Oui, la France et l’Italie connaissent à peu près la même situation. En Allemagne, les choses sont différentes : il existe un écart de 20% entre les revenus des actifs et ceux des retraités. En France, ces revenus sont au même niveau. Il faut rééquilibrer tout cela, c’est la démographie qui le dit. Nous savons très bien qu’il y aura de moins en moins d’actifs demain pour payer les retraites.
En observant les prix de l’immobilier, on se rend compte qu’une masse de richesse très importante est investie dans la pierre. Est-ce vraiment utile à l’économie ?
Non, et ce pour deux raisons. Le patrimoine, au-delà d’un certain niveau, devient inutile pour l’économie. Il est stérilisé et sort du circuit économique. Cela crée ensuite des problèmes de compétitivité, notamment par rapport à l’Allemagne. Il existe une différence de 30% entre les coûts du foncier en France et en Allemagne. Les salaires français doivent augmenter bien plus que les revenus allemands pour payer le coût de l’immobilier.
Peut-on imaginer qu’un jour, les jeunes se révoltent face à ces inégalités de patrimoine ?
En mai 1968, vous aviez une génération qui était en conflit avec celle d’avant. Mais aujourd’hui, les ferments de la révolte ne sont pas là. Les baby-boomers ont éduqué leurs enfants dans l’harmonie, dans la paix.
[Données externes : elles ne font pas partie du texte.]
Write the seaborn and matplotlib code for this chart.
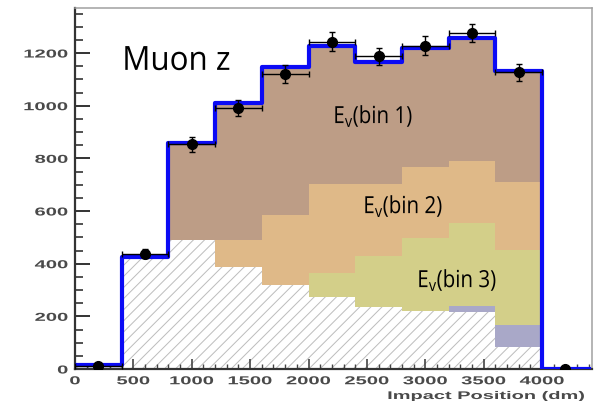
import numpy as np
import pandas as pd
import matplotlib
matplotlib.use("Agg")
import matplotlib.pyplot as plt
from matplotlib import patheffects
from matplotlib.transforms import Affine2D
from matplotlib.ticker import MultipleLocator
import seaborn as sns

# Binning of the impact position (dm)
bin_edges = [0, 400, 800, 1200, 1600, 2000, 2400, 2800, 3200, 3600, 4000, 4400]
bin_centers = [200, 600, 1000, 1400, 1800, 2200, 2600, 3000, 3400, 3800, 4200]

# Simulated contributions per bin (stacked from bottom to top)
other_bkg = [15, 427, 491, 388, 320, 274, 236, 220, 217, 84, 0]
minor_bkg = [0, 0, 0, 0, 0, 0, 0, 0, 22, 84, 0]
ev_bin3 = [0, 0, 0, 0, 0, 92, 194, 279, 317, 285, 0]
ev_bin2 = [0, 0, 0, 103, 265, 335, 271, 267, 233, 256, 0]
ev_bin1 = [0, 0, 366, 521, 561, 527, 464, 454, 468, 423, 0]

# Measured counts with uncertainties
data_counts = [10, 438, 853, 990, 1120, 1243, 1187, 1228, 1276, 1127, 0]
data_yerr = [6, 18, 29, 31, 33, 36, 33, 35, 35, 33, 0]
data_xerr = [200, 200, 200, 200, 200, 200, 200, 200, 200, 200, 0]

x_ticks = [0, 500, 1000, 1500, 2000, 2500, 3000, 3500, 4000]
y_ticks = [0, 200, 400, 600, 800, 1000, 1200]

layer_names = ["E_v(bin 1)", "E_v(bin 2)", "E_v(bin 3)", "minor", "other"]
layer_counts = [ev_bin1, ev_bin2, ev_bin3, minor_bkg, other_bkg]
layer_colors = ["#bd9d86", "#dfb988", "#d3cf89", "#a9a8c8", "#ffffff"]

rows = []
for name, counts in zip(layer_names, layer_counts):
    for c, n in zip(bin_centers, counts):
        rows.append((c, n, name))
mc = pd.DataFrame(rows, columns=["position", "count", "sample"])
total_mc = np.sum(layer_counts, axis=0)


class HStretch(patheffects.AbstractPathEffect):
    """Scale glyph outlines horizontally about an anchor edge."""

    def __init__(self, sx, anchor="center"):
        super().__init__()
        self._sx = sx
        self._anchor = anchor

    def draw_path(self, renderer, gc, tpath, affine, rgbFace=None):
        ext = tpath.get_extents(affine)
        if self._anchor == "right":
            cx = ext.x1
        elif self._anchor == "left":
            cx = ext.x0
        else:
            cx = 0.5 * (ext.x0 + ext.x1)
        stretch = Affine2D().translate(-cx, 0).scale(self._sx, 1.0).translate(cx, 0)
        renderer.draw_path(gc, tpath, affine + stretch, rgbFace)


plt.rcParams["hatch.linewidth"] = 0.7

fig = plt.figure(figsize=(5.99, 4.01), dpi=100)
ax = fig.add_axes([75 / 599, 1 - 369 / 401, (592 - 75) / 599, (369 - 8) / 401])

sns.histplot(
    data=mc, x="position", weights="count", hue="sample",
    hue_order=layer_names, palette=dict(zip(layer_names, layer_colors)),
    multiple="stack", bins=bin_edges, element="bars", alpha=1,
    linewidth=0, legend=False, ax=ax,
)

# hatch the white bottom layer
for p in ax.patches:
    fc = p.get_facecolor()
    if fc[0] > 0.99 and fc[1] > 0.99 and fc[2] > 0.99:
        p.set_hatch("///")
        p.set_edgecolor("#bcbcbc")
        p.set_linewidth(0)

# total simulation outline
sns.histplot(
    x=bin_centers, weights=total_mc, bins=bin_edges, element="step",
    fill=False, color="#0b0bf5", linewidth=3.0, ax=ax, zorder=4,
)

ax.errorbar(
    bin_centers, data_counts, yerr=data_yerr, xerr=data_xerr, fmt="o",
    color="black", ms=7, elinewidth=1.0, capsize=2.5, capthick=1.0, zorder=6,
)

ax.set_xlim(0, 4428)
ax.set_ylim(0, 1371)
ax.set_xticks(x_ticks)
ax.set_yticks(y_ticks)
ax.xaxis.set_minor_locator(MultipleLocator(100))
ax.yaxis.set_minor_locator(MultipleLocator(50))
ax.set_xlabel("")
ax.set_ylabel("")

ax.tick_params(axis="y", which="major", direction="in", length=10.5, width=1.4,
               color="#333333", pad=5, labelsize=8.3, labelcolor="#4a4a4a")
ax.tick_params(axis="y", which="minor", direction="in", length=5.5, width=1.2,
               color="#333333")
ax.tick_params(axis="x", which="major", direction="in", length=7, width=1.2,
               color="#444444", pad=4.5, labelsize=8.3, labelcolor="#4a4a4a")
ax.tick_params(axis="x", which="minor", direction="in", length=3.5, width=1.0,
               color="#444444")

for lbl in ax.get_yticklabels():
    lbl.set_fontweight("bold")
    lbl.set_fontfamily("Liberation Sans")
    lbl.set_path_effects([HStretch(1.75, "right")])
for lbl in ax.get_xticklabels():
    lbl.set_fontweight("bold")
    lbl.set_fontfamily("Liberation Sans")
    lbl.set_path_effects([HStretch(1.75, "center")])

for side in ("left", "bottom"):
    ax.spines[side].set_color("#333333")
    ax.spines[side].set_linewidth(1.6)
for side in ("top", "right"):
    ax.spines[side].set_color("#a0a0a0")
    ax.spines[side].set_linewidth(1.1)

fig.text(585 / 599, 1 - 396 / 401, "Impact Position (dm)", ha="right", va="center",
         fontsize=8, fontweight="bold", family="Liberation Sans", color="#4a4a4a",
         path_effects=[HStretch(1.8, "right")])

label_font = "Open Sans"
narrow_big = [HStretch(0.94, "left")]
narrow = [HStretch(0.87, "left")]
ax.text(403, 1136, "Muon z", fontsize=24, family=label_font, color="black",
        ha="left", va="baseline", zorder=7, path_effects=narrow_big)
ax.text(2210, 934, r"E$_{\mathregular{v}}$(bin 1)", fontsize=17, family=label_font,
        ha="left", va="baseline", zorder=7, path_effects=narrow)
ax.text(2467, 592, r"E$_{\mathregular{v}}$(bin 2)", fontsize=17, family=label_font,
        ha="left", va="baseline", zorder=7, path_effects=narrow)
ax.text(2929, 311, r"E$_{\mathregular{v}}$(bin 3)", fontsize=17, family=label_font,
        ha="left", va="baseline", zorder=7, path_effects=narrow)

fig.savefig("out.png", dpi=100, facecolor="white")
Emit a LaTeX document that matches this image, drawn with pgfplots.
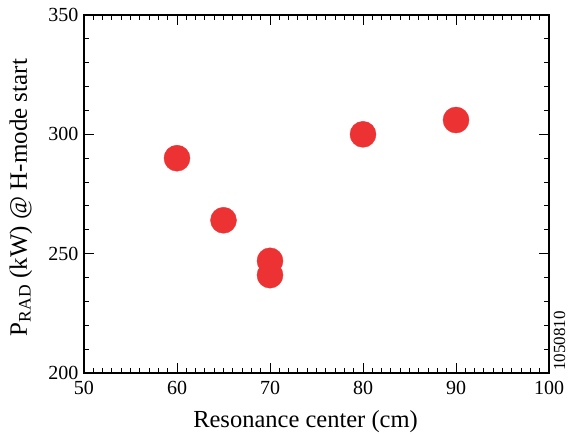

La question des inégalités entre générations est devenue une question familiale, privée, alors qu’elle devrait être une question politique.
Il y a déjà une vraie prise de conscience. Des grands-parents s’endettent ou donnent leurs biens à leurs enfants, à leurs petits-enfants. Mais la question doit devenir politique, il en va de l’harmonie de la société. Il faut une meilleure redistribution entre les générations si nous voulons que notre système social, dont nous sommes si fiers, continue à vivre.